Rakosi was ready to completely decimate the ISP and take control, but Kovac’s forced rendition was one of the triggers of an American act that caused even the Soviet Union to pause and consider their actions: The Truman Doctrine.
I believe it must be the policy of the US to support free peoples who are resisting attempted subjugation by armed minorities or by outside pressures. I believe that we must assist free peoples to work out their own destinies in their own way. I believe our help should be primarily through economic and financial aid which is essential to economic stability and orderly political process. –Harry Truman, 12 March 1947
Immediate plans for a full Hungary take-over were halted while the Soviet Union reassessed plans, but Rakosi was determined. First, he managed to cobble together a weak connection between Nagy and the “conspiracy” that had been the impetus for the arrest of 50 ISP members of parliament and the kidnapping of Bela Kovacs. Next, Rakosi demanded that the broken Kovacs be brought back for a Hungarian show trial to publicly denounce Nagy.

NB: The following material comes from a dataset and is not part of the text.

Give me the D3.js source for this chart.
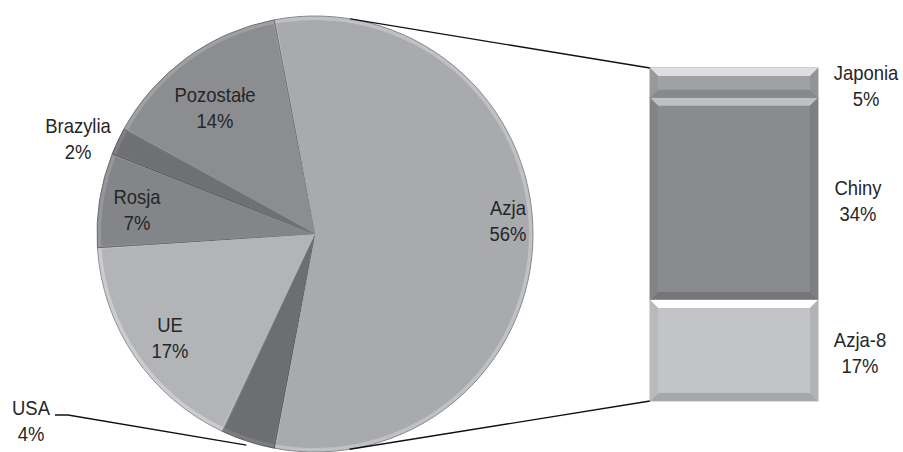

The Soviets, still reassessing, refused.
But Nagy himself gave the HCP the excuse they needed: on 14 May 1947 he departed for Switzerland; officially on vacation, but most likely to attempt to gain support from western nations.
On 28 May the Soviets released their evidence of Nagy’s involvement in conspiracies. They also seized Nagy’s four-year-old son Laszlo as a hostage.
Nagy had no choice: on 31 May he agreed to resign from his position as Prime Minister, although he did not release his resignation until his son was safely in Switzerland with him. The ISP almost immediately fell into disarray.
The communist take-over of Hungary was complete.
Ferenc Nagy was given asylum in the United States, where he wrote a book and gave lectures, living in Herndon, Virginia. He did not return to Hungary during the 1956 Revolution, claiming that he did not want to justify claims that the uprising came from outside Hungary.
He died on 12 June 1979 in Herndon, Virginia. Just over ten years later, communism would fall in Hungary.